Overall, education should involve collaboration to produce thinking differently.  This involves a recognition that the world is always in flux, and this is generative and positive.  'Change is not a problem, rather, we need to think differently about change' (609) [reduced to the banalities of change management here?].  So climates are always already changing, and we should not necessarily see this as a crisis.  This could be redundant way of thinking.

Over to the reader.  We are invited to 'stretch all our thinking into/across a meta discourse fold'.  They are urge us to see their work as 'the flowing of the emerging thinking of readers ~ writers recursively reading ~ writing ~ thinking'.  A list of their particular interests follows as a small diagram, although we should see this as them performing 'an assemblage of empathetic responses to thinking (differently) with Deleuze'.

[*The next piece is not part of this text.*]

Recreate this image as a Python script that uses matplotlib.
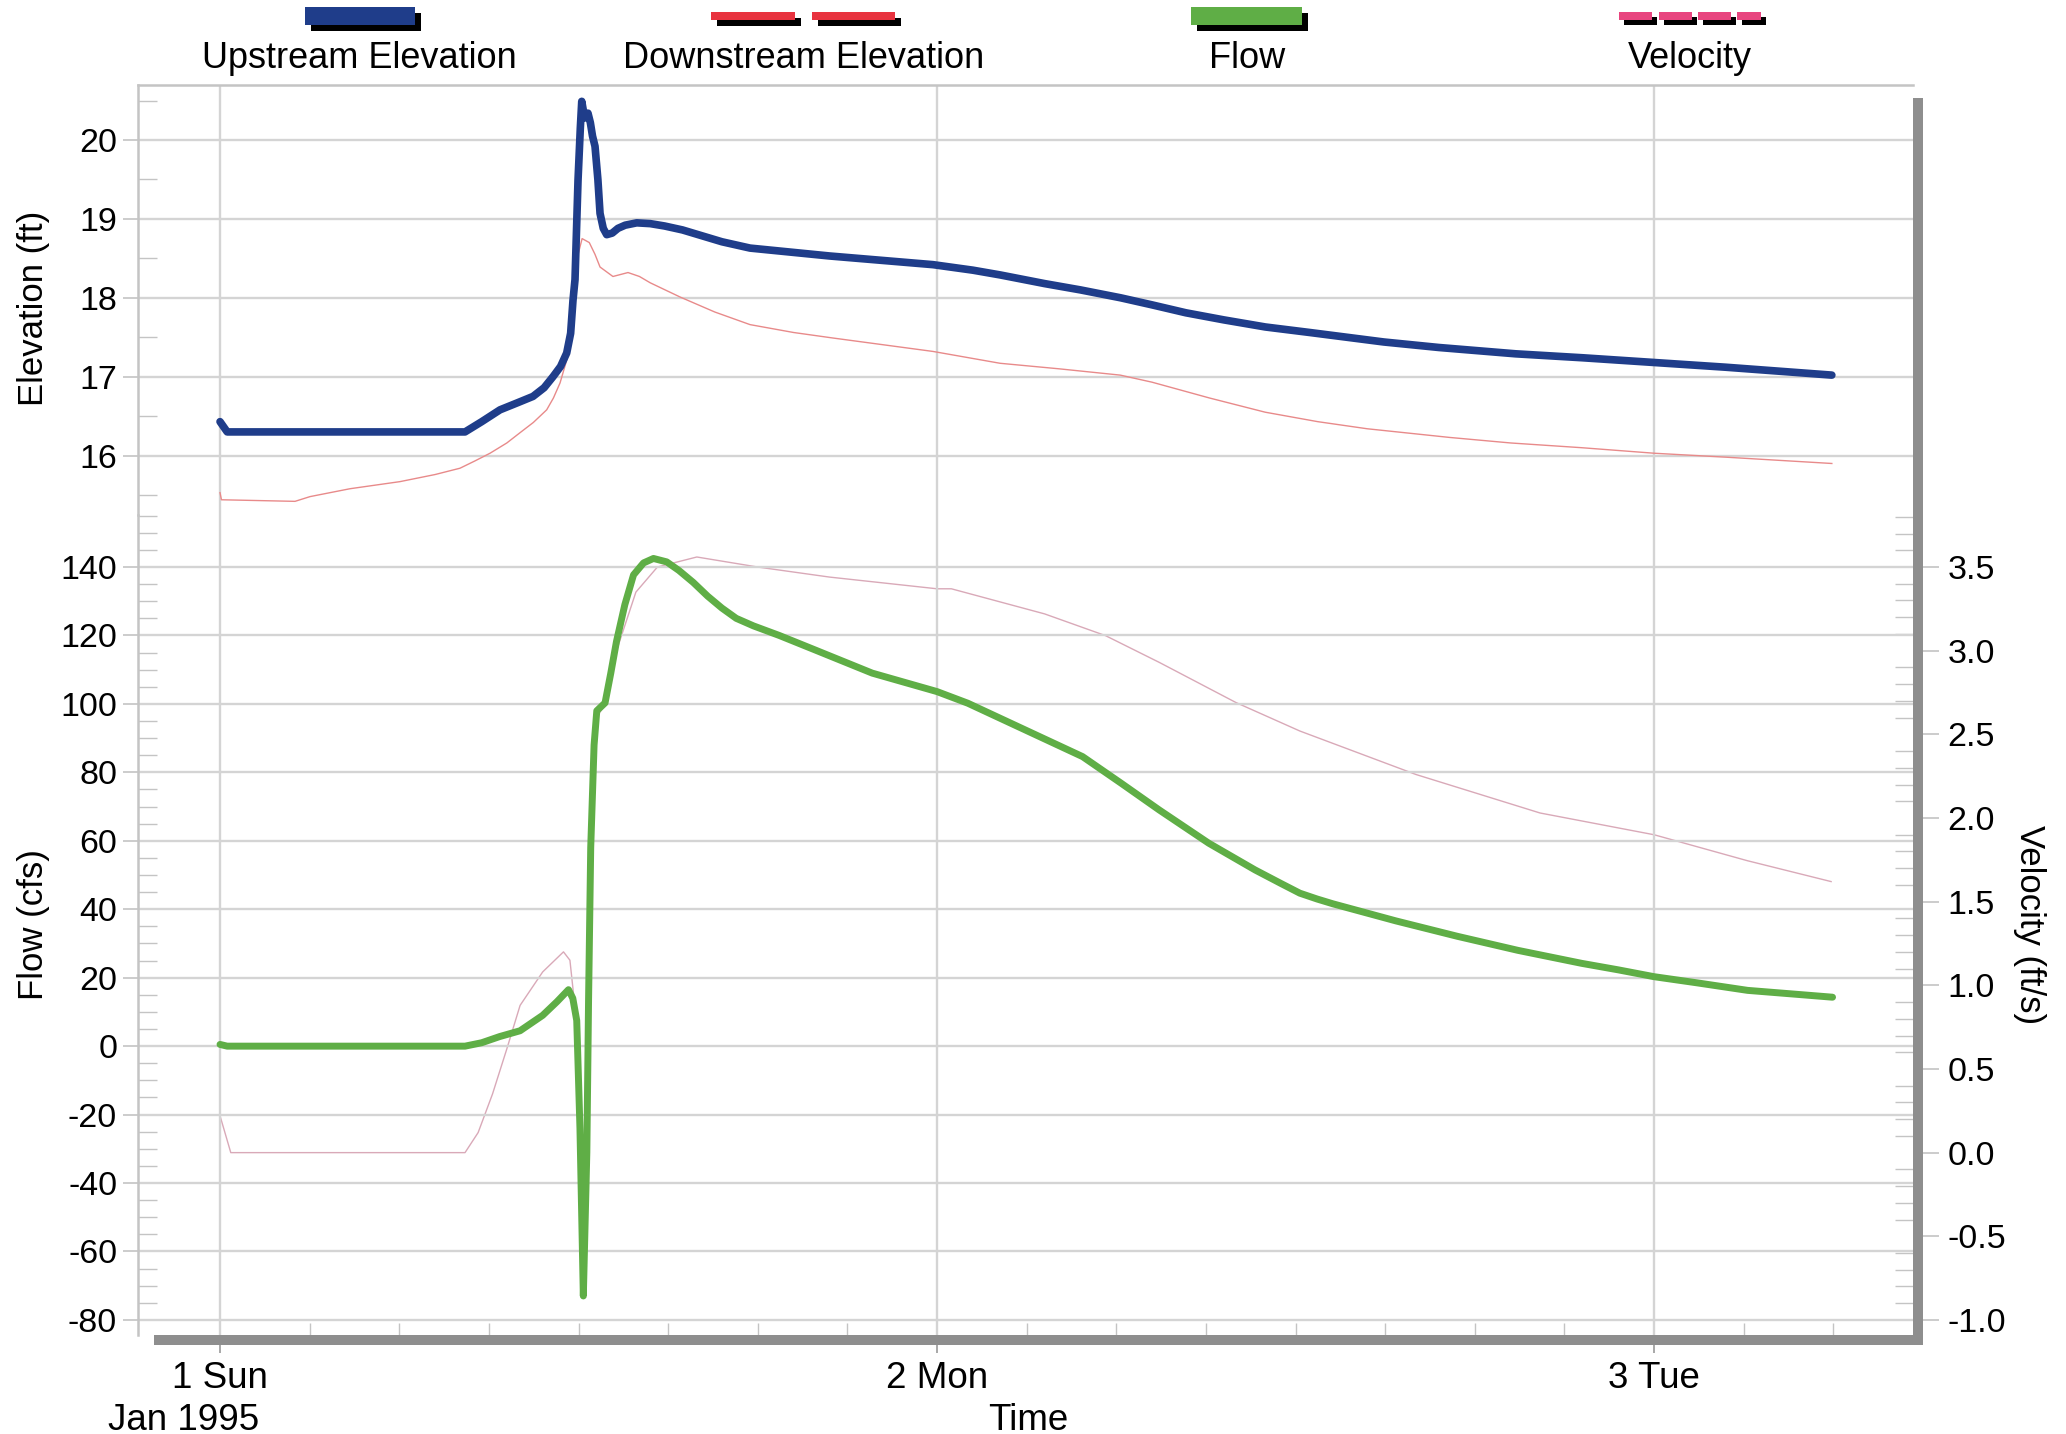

[A classic example really of 'applying' Deleuze. Very selective, with the work on the subject ducked in particular, almost as much as Guattari's conservatism and emphasis on social reproduction.  What they have done here is to cherry pick terms, the usual suspects such as rhizomes and lines of flight, or occasionally even single sentences about science fiction {although no mention of HP Lovecraft}, and even, God help us, ants.  Nothing on faciality, which might be odd for an artist?  Gallant attempts to tangle with the stuff on the fold, but, typically, this material is just used to legitimise and dignify some existing thoughts.  These two seem to have been quite happy with the other grand theories to legitimise their thoughts before they encountered Deleuze and Guattari, particularly ANT, but also Haraway.  Horrible defensive tone throughout here, especially with Sellers—the poor bastard seems to have been thrown in at the deep end.  Overall, it all becomes just a licence for bourgeois 'creative thinking' for those who do not prosper in educational bureaucracies].